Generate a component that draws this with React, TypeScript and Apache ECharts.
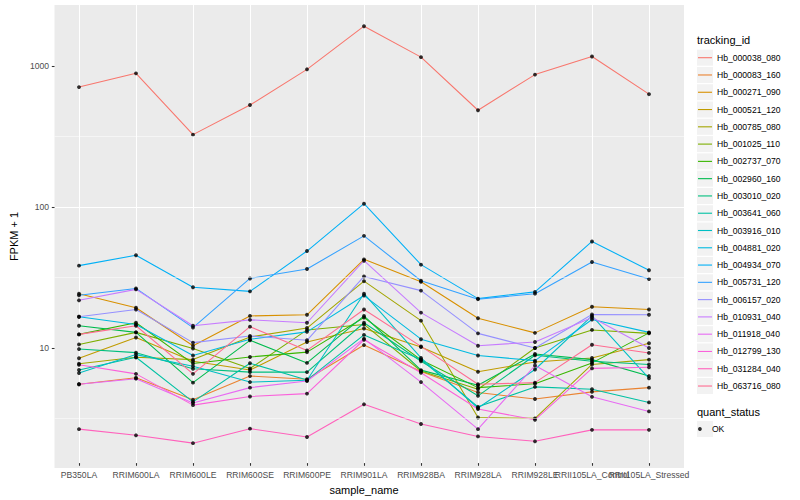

* * * * * * *

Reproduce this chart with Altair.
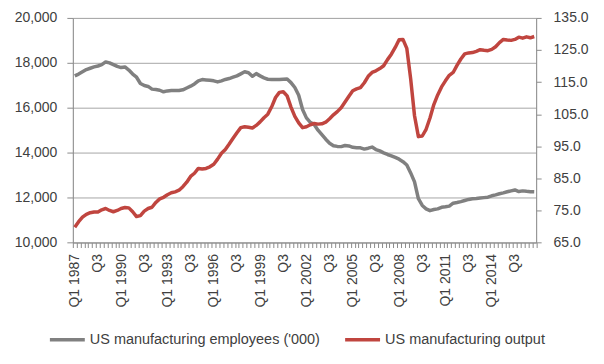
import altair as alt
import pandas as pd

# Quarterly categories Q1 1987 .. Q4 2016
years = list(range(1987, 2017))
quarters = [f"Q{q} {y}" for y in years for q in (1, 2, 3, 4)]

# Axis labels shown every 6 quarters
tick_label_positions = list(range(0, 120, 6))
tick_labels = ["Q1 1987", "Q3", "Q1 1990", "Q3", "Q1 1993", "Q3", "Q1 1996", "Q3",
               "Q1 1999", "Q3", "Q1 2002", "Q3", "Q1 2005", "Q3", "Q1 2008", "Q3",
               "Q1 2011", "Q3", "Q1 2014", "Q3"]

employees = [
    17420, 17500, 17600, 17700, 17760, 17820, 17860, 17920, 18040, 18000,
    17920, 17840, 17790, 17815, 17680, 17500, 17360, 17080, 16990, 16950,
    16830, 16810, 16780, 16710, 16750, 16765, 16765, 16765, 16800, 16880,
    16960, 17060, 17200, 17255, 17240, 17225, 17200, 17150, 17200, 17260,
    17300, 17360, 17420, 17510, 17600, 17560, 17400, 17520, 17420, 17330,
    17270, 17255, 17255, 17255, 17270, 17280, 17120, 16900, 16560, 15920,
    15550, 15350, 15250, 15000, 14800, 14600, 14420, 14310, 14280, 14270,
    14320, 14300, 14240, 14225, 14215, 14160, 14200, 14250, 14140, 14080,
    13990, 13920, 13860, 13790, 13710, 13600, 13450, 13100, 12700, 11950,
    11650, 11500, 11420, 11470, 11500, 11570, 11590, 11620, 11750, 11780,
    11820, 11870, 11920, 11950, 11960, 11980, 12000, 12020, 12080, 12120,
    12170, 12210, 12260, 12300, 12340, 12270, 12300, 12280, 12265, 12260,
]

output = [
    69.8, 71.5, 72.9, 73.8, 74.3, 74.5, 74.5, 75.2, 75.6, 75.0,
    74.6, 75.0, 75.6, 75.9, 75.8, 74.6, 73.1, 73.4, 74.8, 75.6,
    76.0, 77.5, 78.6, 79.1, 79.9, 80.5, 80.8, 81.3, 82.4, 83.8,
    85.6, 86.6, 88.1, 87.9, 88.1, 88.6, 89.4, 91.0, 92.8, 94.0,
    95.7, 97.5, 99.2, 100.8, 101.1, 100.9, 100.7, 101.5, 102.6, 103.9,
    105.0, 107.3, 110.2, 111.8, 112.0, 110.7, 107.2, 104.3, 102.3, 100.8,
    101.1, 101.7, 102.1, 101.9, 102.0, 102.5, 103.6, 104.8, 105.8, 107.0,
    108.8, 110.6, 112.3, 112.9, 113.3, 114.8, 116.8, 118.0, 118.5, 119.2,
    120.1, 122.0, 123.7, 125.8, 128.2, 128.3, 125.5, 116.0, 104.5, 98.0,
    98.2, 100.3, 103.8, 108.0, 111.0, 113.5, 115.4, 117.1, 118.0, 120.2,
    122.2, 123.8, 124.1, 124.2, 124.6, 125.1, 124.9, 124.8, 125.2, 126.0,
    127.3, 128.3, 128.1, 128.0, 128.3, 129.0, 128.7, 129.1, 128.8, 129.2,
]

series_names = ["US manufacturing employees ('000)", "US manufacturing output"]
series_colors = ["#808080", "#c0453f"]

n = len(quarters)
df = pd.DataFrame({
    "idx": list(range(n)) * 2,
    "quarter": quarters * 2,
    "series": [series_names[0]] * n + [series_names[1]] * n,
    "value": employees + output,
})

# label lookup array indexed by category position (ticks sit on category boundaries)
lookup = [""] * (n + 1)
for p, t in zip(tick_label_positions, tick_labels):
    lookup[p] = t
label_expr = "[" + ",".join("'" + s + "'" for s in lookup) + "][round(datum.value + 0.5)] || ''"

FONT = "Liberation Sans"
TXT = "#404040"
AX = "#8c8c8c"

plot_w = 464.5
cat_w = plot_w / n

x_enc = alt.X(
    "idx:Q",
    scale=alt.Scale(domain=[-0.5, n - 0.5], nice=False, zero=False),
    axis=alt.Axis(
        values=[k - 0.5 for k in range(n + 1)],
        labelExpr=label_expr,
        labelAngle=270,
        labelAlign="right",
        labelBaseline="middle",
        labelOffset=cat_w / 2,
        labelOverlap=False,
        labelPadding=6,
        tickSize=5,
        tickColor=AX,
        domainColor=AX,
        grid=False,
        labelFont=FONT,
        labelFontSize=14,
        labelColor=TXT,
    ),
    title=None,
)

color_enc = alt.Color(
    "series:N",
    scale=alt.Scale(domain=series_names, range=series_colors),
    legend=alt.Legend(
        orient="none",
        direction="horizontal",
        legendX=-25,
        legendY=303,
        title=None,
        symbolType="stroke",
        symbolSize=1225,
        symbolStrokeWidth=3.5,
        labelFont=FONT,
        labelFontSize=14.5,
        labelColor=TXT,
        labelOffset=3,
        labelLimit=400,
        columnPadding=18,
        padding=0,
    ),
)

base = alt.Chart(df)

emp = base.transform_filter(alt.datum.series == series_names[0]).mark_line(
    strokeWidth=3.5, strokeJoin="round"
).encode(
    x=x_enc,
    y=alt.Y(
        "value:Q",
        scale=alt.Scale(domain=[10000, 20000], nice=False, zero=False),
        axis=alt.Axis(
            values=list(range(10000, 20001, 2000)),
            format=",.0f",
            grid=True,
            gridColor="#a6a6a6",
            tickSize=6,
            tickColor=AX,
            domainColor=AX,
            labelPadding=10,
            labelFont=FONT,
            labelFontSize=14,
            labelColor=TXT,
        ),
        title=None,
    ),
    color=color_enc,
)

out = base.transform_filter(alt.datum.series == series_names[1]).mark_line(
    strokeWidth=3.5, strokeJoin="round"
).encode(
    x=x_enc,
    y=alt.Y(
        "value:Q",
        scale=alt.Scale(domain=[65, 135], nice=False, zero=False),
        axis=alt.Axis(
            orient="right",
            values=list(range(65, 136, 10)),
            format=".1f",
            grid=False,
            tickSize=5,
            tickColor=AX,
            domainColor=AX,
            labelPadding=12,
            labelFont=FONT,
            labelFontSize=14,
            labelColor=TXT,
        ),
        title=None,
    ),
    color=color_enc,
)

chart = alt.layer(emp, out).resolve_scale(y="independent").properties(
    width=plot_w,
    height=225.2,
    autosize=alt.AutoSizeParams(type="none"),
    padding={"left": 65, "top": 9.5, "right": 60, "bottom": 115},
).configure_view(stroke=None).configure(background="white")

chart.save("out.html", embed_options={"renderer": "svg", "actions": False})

* * * * * * *

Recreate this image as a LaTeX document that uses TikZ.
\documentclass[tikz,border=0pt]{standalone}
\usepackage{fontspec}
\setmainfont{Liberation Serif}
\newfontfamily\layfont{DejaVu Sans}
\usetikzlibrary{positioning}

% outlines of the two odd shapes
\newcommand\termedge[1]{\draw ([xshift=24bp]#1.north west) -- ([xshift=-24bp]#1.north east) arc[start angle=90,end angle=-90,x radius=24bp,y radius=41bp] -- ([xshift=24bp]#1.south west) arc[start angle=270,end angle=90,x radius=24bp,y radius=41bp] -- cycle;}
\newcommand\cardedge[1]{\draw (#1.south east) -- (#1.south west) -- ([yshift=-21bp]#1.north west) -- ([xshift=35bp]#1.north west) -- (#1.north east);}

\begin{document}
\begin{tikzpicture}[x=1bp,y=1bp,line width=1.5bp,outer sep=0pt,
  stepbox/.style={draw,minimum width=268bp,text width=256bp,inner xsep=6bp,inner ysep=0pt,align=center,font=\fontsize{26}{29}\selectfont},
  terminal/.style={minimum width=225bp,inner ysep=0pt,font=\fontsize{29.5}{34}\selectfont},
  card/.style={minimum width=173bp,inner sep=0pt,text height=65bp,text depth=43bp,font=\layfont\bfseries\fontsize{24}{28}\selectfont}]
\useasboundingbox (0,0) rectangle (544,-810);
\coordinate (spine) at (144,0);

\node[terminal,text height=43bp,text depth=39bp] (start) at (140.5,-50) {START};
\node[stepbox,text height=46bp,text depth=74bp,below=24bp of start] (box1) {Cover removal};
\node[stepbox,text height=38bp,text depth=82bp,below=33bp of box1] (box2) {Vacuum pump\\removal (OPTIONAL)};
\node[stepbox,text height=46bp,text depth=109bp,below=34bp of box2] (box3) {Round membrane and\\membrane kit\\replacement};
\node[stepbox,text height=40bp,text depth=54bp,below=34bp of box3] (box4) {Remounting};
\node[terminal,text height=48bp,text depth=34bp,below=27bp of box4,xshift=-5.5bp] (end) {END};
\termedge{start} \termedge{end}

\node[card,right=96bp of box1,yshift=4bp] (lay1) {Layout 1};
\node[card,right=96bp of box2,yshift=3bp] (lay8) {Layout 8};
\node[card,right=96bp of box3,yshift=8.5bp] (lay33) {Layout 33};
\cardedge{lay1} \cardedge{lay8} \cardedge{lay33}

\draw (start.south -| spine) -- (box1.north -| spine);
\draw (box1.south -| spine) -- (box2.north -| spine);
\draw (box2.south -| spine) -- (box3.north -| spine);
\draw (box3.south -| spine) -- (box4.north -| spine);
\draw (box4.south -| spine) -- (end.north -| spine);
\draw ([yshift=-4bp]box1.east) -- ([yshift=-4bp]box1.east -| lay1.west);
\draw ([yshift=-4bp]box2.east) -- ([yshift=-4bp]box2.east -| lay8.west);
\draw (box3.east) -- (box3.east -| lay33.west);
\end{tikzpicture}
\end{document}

* * * * * * *

**EXERCISE DETAILS**
Your task is to retype the entries verbatim, starting with the line that holds "Recreate this image" and stopping after the line that holds "east) -- (#1.south".

**ANSWER BELOW**
Recreate this image as a LaTeX document that uses TikZ.
\documentclass[tikz,border=0pt]{standalone}
\usepackage{fontspec}
\setmainfont{Liberation Serif}
\newfontfamily\layfont{DejaVu Sans}
\usetikzlibrary{positioning}

% outlines of the two odd shapes
\newcommand\termedge[1]{\draw ([xshift=24bp]#1.north west) -- ([xshift=-24bp]#1.north east) arc[start angle=90,end angle=-90,x radius=24bp,y radius=41bp] -- ([xshift=24bp]#1.south west) arc[start angle=270,end angle=90,x radius=24bp,y radius=41bp] -- cycle;}
\newcommand\cardedge[1]{\draw (#1.south east) -- (#1.south west) -- ([yshift=-21bp]#1.north west) -- ([xshift=35bp]#1.north west) -- (#1.north east);}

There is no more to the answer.